# SUPPLIED MATERIAL:
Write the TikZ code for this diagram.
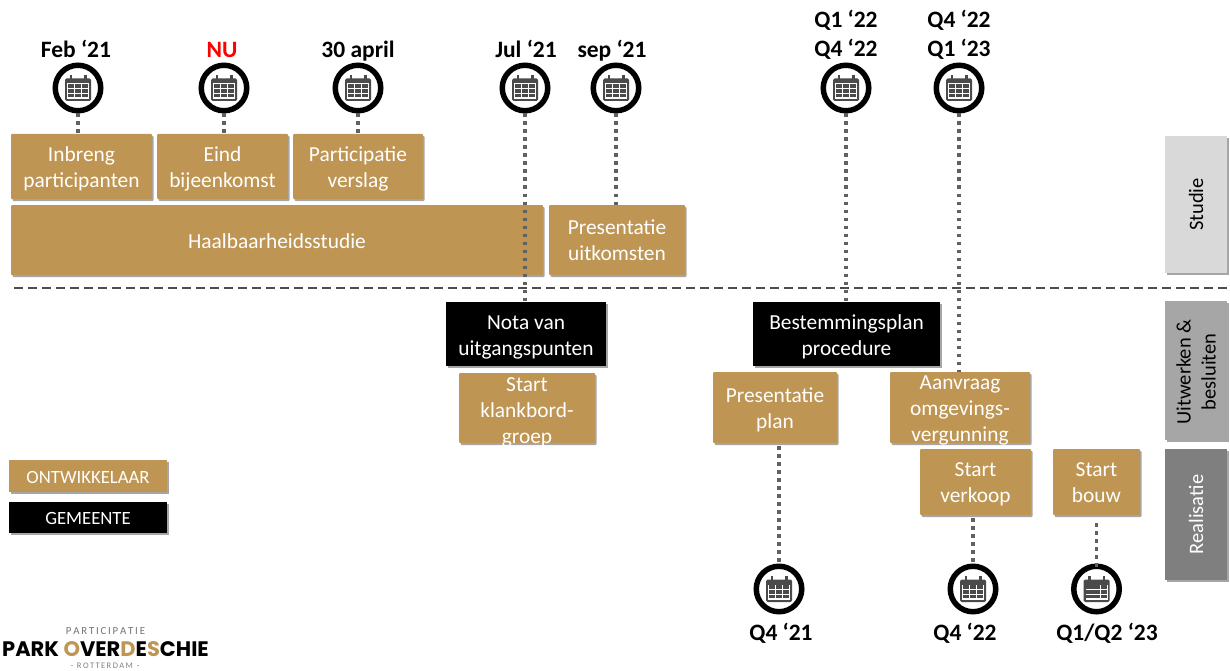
\documentclass[tikz,border=0pt]{standalone}
\usepackage{fontspec}
\setmainfont{Carlito}
\newfontfamily\logofont{Poppins}
\usetikzlibrary{shadows}
\definecolor{gold}{HTML}{BE9553}
\definecolor{sideA}{HTML}{D9D9D9}
\definecolor{sideB}{HTML}{A6A6A6}
\definecolor{sideC}{HTML}{7F7F7F}
\definecolor{icon}{HTML}{4A4A4A}
\def\bxdn{0pt}
\tikzset{
 x=1pt,y=-1pt,
 shad/.style={drop shadow={shadow xshift=1.5pt,shadow yshift=-2pt,opacity=.35,fill=black}},
 down/.code={\def\bxdn{#1}},
 gbox/.style={fill=gold,text=white,font=\fontsize{21.4}{26}\selectfont,shad,inner sep=0pt,rounded corners=1pt,down=3pt},
 kbox/.style={fill=black,text=white,font=\fontsize{21.4}{26}\selectfont,shad,inner sep=0pt,down=3pt},
 lgbox/.style={font=\fontsize{18.7}{22}\selectfont,text=white,inner sep=0pt,shad,down=2.5pt},
 sidebox/.style={inner sep=0pt,shad},
 sidetxt/.style={rotate=90,align=center,font=\fontsize{20.5}{25}\selectfont,inner sep=0pt},
 datelab/.style={font=\bfseries\fontsize{23.5}{29.5}\selectfont,align=center,inner sep=0pt},
 oneline/.style={text height=16pt,text depth=5pt},
 ring/.style={circle,draw=black,line width=5.5pt,fill=white,minimum size=45.5pt,inner sep=0pt,drop shadow={shadow xshift=1.5pt,shadow yshift=-1.5pt,opacity=.35,fill=black}},
 dots/.style={line width=3.3pt,draw=black!62,dash pattern=on 3.3pt off 4.7pt},
 sep/.style={line width=1.1pt,draw=black!70,dash pattern=on 9pt off 5pt},
}
% name, x, y (pixels)
\newcommand{\calring}[3]{%
 \node[ring] (#1) at (#2,#3) {};
 \begin{scope}[shift={(#2,#3)}]
  \fill[icon,rounded corners=1.5pt] (-13,-9.5) rectangle (13,13);
  \fill[white] (-11,-4.5) rectangle (11,10.7);
  \foreach \yy in {-3.6,1,5.6}{\foreach \xx in {-10.2,-3.1,4}{\fill[icon] (\xx,\yy) rectangle ++(6.2,3.7);}}
  \fill[icon] (-8.5,-13) rectangle (-6,-7);
  \fill[icon] (6,-13) rectangle (8.5,-7);
 \end{scope}}
\newcommand{\bx}[7]{\node[#2,minimum width=#5 pt-#3 pt,minimum height=#6 pt-#4 pt] (#1) at ({(#3+#5)/2},{(#4+#6)/2}) {\raisebox{\dimexpr -\bxdn-.25em\relax}[0pt][0pt]{\begin{tabular}{@{}c@{}}#7\end{tabular}}};}
\begin{document}
\begin{tikzpicture}
\useasboundingbox (0,0) rectangle (1230,671);
% rows of boxes
\bx{inbreng}{gbox}{11}{134}{152}{199}{Inbreng\\participanten}
\bx{eind}{gbox}{157}{134}{288}{199}{Eind\\bijeenkomst}
\bx{verslag}{gbox}{293}{134}{423}{199}{Participatie\\verslag}
\bx{haalbaar}{gbox}{11}{205}{543}{275}{Haalbaarheidsstudie}
\bx{uitkomst}{gbox,down=2pt}{549}{205}{685}{275}{Presentatie\\uitkomsten}
\bx{nota}{kbox}{446}{302}{606}{366}{Nota van\\uitgangspunten}
\bx{klank}{gbox,down=4.5pt}{459}{373}{595}{443}{Start\\klankbord-\\groep}
\bx{bplan}{kbox}{753}{302}{940}{366}{Bestemmingsplan\\procedure}
\bx{pplan}{gbox}{713}{372}{837}{443}{Presentatie\\plan}
\bx{aanvraag}{gbox}{890}{372}{1030}{443}{Aanvraag\\omgevings-\\vergunning}
\bx{verkoop}{gbox,down=2pt}{920}{449}{1031}{515}{Start\\verkoop}
\bx{bouw}{gbox,down=2pt}{1053}{449}{1140}{515}{Start\\bouw}
% legend
\bx{lego}{lgbox,fill=gold}{9}{460}{167}{492}{ONTWIKKELAAR}
\bx{legg}{lgbox,fill=black}{9}{502}{167}{533}{GEMEENTE}
% phases
\node[sidebox,fill=sideA,minimum width=62pt,minimum height=137pt] (studie) at (1196,204.5) {};
\node[sidebox,fill=sideB,minimum width=62pt,minimum height=139pt] (uitw) at (1196,370.5) {};
\node[sidebox,fill=sideC,minimum width=62pt,minimum height=131pt] (real) at (1196,514.5) {};
\node[sidetxt] (studietxt) at (studie.center) {Studie};
\node[sidetxt,xshift=-1.5pt] (uitwtxt) at (uitw.center) {Uitwerken \&\\besluiten};
\node[sidetxt,text=white] (realtxt) at (real.center) {Realisatie};
% separator
\coordinate (sepa) at (14,288);
\coordinate (sepb) at (1230,288);
\draw[sep] (sepa) -- (sepb);
% calendars
\calring{c1}{78}{88}
\calring{c2}{224}{88}
\calring{c3}{358}{88}
\calring{c4}{525}{88}
\calring{c5}{616}{88}
\calring{c6}{846}{88}
\calring{c7}{959}{88}
\calring{c8}{779}{589}
\calring{c9}{973}{589}
\calring{c10}{1096.5}{589}
% connectors
\draw[dots] (c1.south) -- (inbreng.north -| c1.south);
\draw[dots] (c2.south) -- (eind.north -| c2.south);
\draw[dots] (c3.south) -- (verslag.north -| c3.south);
\draw[dots] (c4.south) -- (nota.north -| c4.south);
\draw[dots] (c5.south) -- (uitkomst.north -| c5.south);
\draw[dots] (c6.south) -- (bplan.north -| c6.south);
\draw[dots] (c7.south) -- (aanvraag.north -| c7.south);
\draw[dots] ([yshift=-3pt]pplan.south -| c8.north) -- (c8.north);
\draw[dots] ([yshift=-3pt]verkoop.south -| c9.north) -- (c9.north);
\draw[dots] ([yshift=-8pt]bouw.south -| c10.north) -- ([yshift=-7pt]c10.north);
% date labels
\node[datelab,oneline] (d1) at (76,52) {Feb ‘21};
\node[datelab,oneline,text=red] (d2) at (222,52) {NU};
\node[datelab,oneline] (d3) at (358,52) {30 april};
\node[datelab,oneline] (d4) at (526,52) {Jul ‘21};
\node[datelab,oneline] (d5) at (612,52) {sep ‘21};
\node[datelab] (d6) at (846,35) {Q1 ‘22\\Q4 ‘22};
\node[datelab] (d7) at (959,35) {Q4 ‘22\\Q1 ‘23};
\node[datelab,oneline] (d8) at (781,635) {Q4 ‘21};
\node[datelab,oneline] (d9) at (965,635) {Q4 ‘22};
\node[datelab,oneline] (d10) at (1107,635) {Q1/Q2 ‘23};
% logo
\node[inner sep=0pt,text=black!55,font=\fontsize{10.8}{11}\selectfont] (l1) at (105.5,631) {P\,A\,R\,T\,I\,C\,I\,P\,A\,T\,I\,E};
\node[inner sep=0pt,font=\logofont\bfseries\fontsize{21}{24}\selectfont] (l2) at (105.5,649) {PARK \textcolor{gold}{O}VER\textcolor{gold}{D}E\textcolor{gold}{S}CHIE};
\node[inner sep=0pt,text=black!50,font=\fontsize{8.5}{9}\selectfont] (l3) at (105,666) {-\ \ R\,O\,T\,T\,E\,R\,D\,A\,M\ \ -};
\end{tikzpicture}
\end{document}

# SET TASK:
Take the data above and repeat it exactly, leaving each picture out.

# ANSWER TO THE EXERCISE:
Write the TikZ code for this diagram.
\documentclass[tikz,border=0pt]{standalone}
\usepackage{fontspec}
\setmainfont{Carlito}
\newfontfamily\logofont{Poppins}
\usetikzlibrary{shadows}
\definecolor{gold}{HTML}{BE9553}
\definecolor{sideA}{HTML}{D9D9D9}
\definecolor{sideB}{HTML}{A6A6A6}
\definecolor{sideC}{HTML}{7F7F7F}
\definecolor{icon}{HTML}{4A4A4A}
\def\bxdn{0pt}
\tikzset{
 x=1pt,y=-1pt,
 shad/.style={drop shadow={shadow xshift=1.5pt,shadow yshift=-2pt,opacity=.35,fill=black}},
 down/.code={\def\bxdn{#1}},
 gbox/.style={fill=gold,text=white,font=\fontsize{21.4}{26}\selectfont,shad,inner sep=0pt,rounded corners=1pt,down=3pt},
 kbox/.style={fill=black,text=white,font=\fontsize{21.4}{26}\selectfont,shad,inner sep=0pt,down=3pt},
 lgbox/.style={font=\fontsize{18.7}{22}\selectfont,text=white,inner sep=0pt,shad,down=2.5pt},
 sidebox/.style={inner sep=0pt,shad},
 sidetxt/.style={rotate=90,align=center,font=\fontsize{20.5}{25}\selectfont,inner sep=0pt},
 datelab/.style={font=\bfseries\fontsize{23.5}{29.5}\selectfont,align=center,inner sep=0pt},
 oneline/.style={text height=16pt,text depth=5pt},
 ring/.style={circle,draw=black,line width=5.5pt,fill=white,minimum size=45.5pt,inner sep=0pt,drop shadow={shadow xshift=1.5pt,shadow yshift=-1.5pt,opacity=.35,fill=black}},
 dots/.style={line width=3.3pt,draw=black!62,dash pattern=on 3.3pt off 4.7pt},
 sep/.style={line width=1.1pt,draw=black!70,dash pattern=on 9pt off 5pt},
}
% name, x, y (pixels)
\newcommand{\calring}[3]{%
 \node[ring] (#1) at (#2,#3) {};
 \begin{scope}[shift={(#2,#3)}]
  \fill[icon,rounded corners=1.5pt] (-13,-9.5) rectangle (13,13);
  \fill[white] (-11,-4.5) rectangle (11,10.7);
  \foreach \yy in {-3.6,1,5.6}{\foreach \xx in {-10.2,-3.1,4}{\fill[icon] (\xx,\yy) rectangle ++(6.2,3.7);}}
  \fill[icon] (-8.5,-13) rectangle (-6,-7);
  \fill[icon] (6,-13) rectangle (8.5,-7);
 \end{scope}}
\newcommand{\bx}[7]{\node[#2,minimum width=#5 pt-#3 pt,minimum height=#6 pt-#4 pt] (#1) at ({(#3+#5)/2},{(#4+#6)/2}) {\raisebox{\dimexpr -\bxdn-.25em\relax}[0pt][0pt]{\begin{tabular}{@{}c@{}}#7\end{tabular}}};}
\begin{document}
\begin{tikzpicture}
\useasboundingbox (0,0) rectangle (1230,671);
% rows of boxes
\bx{inbreng}{gbox}{11}{134}{152}{199}{Inbreng\\participanten}
\bx{eind}{gbox}{157}{134}{288}{199}{Eind\\bijeenkomst}
\bx{verslag}{gbox}{293}{134}{423}{199}{Participatie\\verslag}
\bx{haalbaar}{gbox}{11}{205}{543}{275}{Haalbaarheidsstudie}
\bx{uitkomst}{gbox,down=2pt}{549}{205}{685}{275}{Presentatie\\uitkomsten}
\bx{nota}{kbox}{446}{302}{606}{366}{Nota van\\uitgangspunten}
\bx{klank}{gbox,down=4.5pt}{459}{373}{595}{443}{Start\\klankbord-\\groep}
\bx{bplan}{kbox}{753}{302}{940}{366}{Bestemmingsplan\\procedure}
\bx{pplan}{gbox}{713}{372}{837}{443}{Presentatie\\plan}
\bx{aanvraag}{gbox}{890}{372}{1030}{443}{Aanvraag\\omgevings-\\vergunning}
\bx{verkoop}{gbox,down=2pt}{920}{449}{1031}{515}{Start\\verkoop}
\bx{bouw}{gbox,down=2pt}{1053}{449}{1140}{515}{Start\\bouw}
% legend
\bx{lego}{lgbox,fill=gold}{9}{460}{167}{492}{ONTWIKKELAAR}
\bx{legg}{lgbox,fill=black}{9}{502}{167}{533}{GEMEENTE}
% phases
\node[sidebox,fill=sideA,minimum width=62pt,minimum height=137pt] (studie) at (1196,204.5) {};
\node[sidebox,fill=sideB,minimum width=62pt,minimum height=139pt] (uitw) at (1196,370.5) {};
\node[sidebox,fill=sideC,minimum width=62pt,minimum height=131pt] (real) at (1196,514.5) {};
\node[sidetxt] (studietxt) at (studie.center) {Studie};
\node[sidetxt,xshift=-1.5pt] (uitwtxt) at (uitw.center) {Uitwerken \&\\besluiten};
\node[sidetxt,text=white] (realtxt) at (real.center) {Realisatie};
% separator
\coordinate (sepa) at (14,288);
\coordinate (sepb) at (1230,288);
\draw[sep] (sepa) -- (sepb);
% calendars
\calring{c1}{78}{88}
\calring{c2}{224}{88}
\calring{c3}{358}{88}
\calring{c4}{525}{88}
\calring{c5}{616}{88}
\calring{c6}{846}{88}
\calring{c7}{959}{88}
\calring{c8}{779}{589}
\calring{c9}{973}{589}
\calring{c10}{1096.5}{589}
% connectors
\draw[dots] (c1.south) -- (inbreng.north -| c1.south);
\draw[dots] (c2.south) -- (eind.north -| c2.south);
\draw[dots] (c3.south) -- (verslag.north -| c3.south);
\draw[dots] (c4.south) -- (nota.north -| c4.south);
\draw[dots] (c5.south) -- (uitkomst.north -| c5.south);
\draw[dots] (c6.south) -- (bplan.north -| c6.south);
\draw[dots] (c7.south) -- (aanvraag.north -| c7.south);
\draw[dots] ([yshift=-3pt]pplan.south -| c8.north) -- (c8.north);
\draw[dots] ([yshift=-3pt]verkoop.south -| c9.north) -- (c9.north);
\draw[dots] ([yshift=-8pt]bouw.south -| c10.north) -- ([yshift=-7pt]c10.north);
% date labels
\node[datelab,oneline] (d1) at (76,52) {Feb ‘21};
\node[datelab,oneline,text=red] (d2) at (222,52) {NU};
\node[datelab,oneline] (d3) at (358,52) {30 april};
\node[datelab,oneline] (d4) at (526,52) {Jul ‘21};
\node[datelab,oneline] (d5) at (612,52) {sep ‘21};
\node[datelab] (d6) at (846,35) {Q1 ‘22\\Q4 ‘22};
\node[datelab] (d7) at (959,35) {Q4 ‘22\\Q1 ‘23};
\node[datelab,oneline] (d8) at (781,635) {Q4 ‘21};
\node[datelab,oneline] (d9) at (965,635) {Q4 ‘22};
\node[datelab,oneline] (d10) at (1107,635) {Q1/Q2 ‘23};
% logo
\node[inner sep=0pt,text=black!55,font=\fontsize{10.8}{11}\selectfont] (l1) at (105.5,631) {P\,A\,R\,T\,I\,C\,I\,P\,A\,T\,I\,E};
\node[inner sep=0pt,font=\logofont\bfseries\fontsize{21}{24}\selectfont] (l2) at (105.5,649) {PARK \textcolor{gold}{O}VER\textcolor{gold}{D}E\textcolor{gold}{S}CHIE};
\node[inner sep=0pt,text=black!50,font=\fontsize{8.5}{9}\selectfont] (l3) at (105,666) {-\ \ R\,O\,T\,T\,E\,R\,D\,A\,M\ \ -};
\end{tikzpicture}
\end{document}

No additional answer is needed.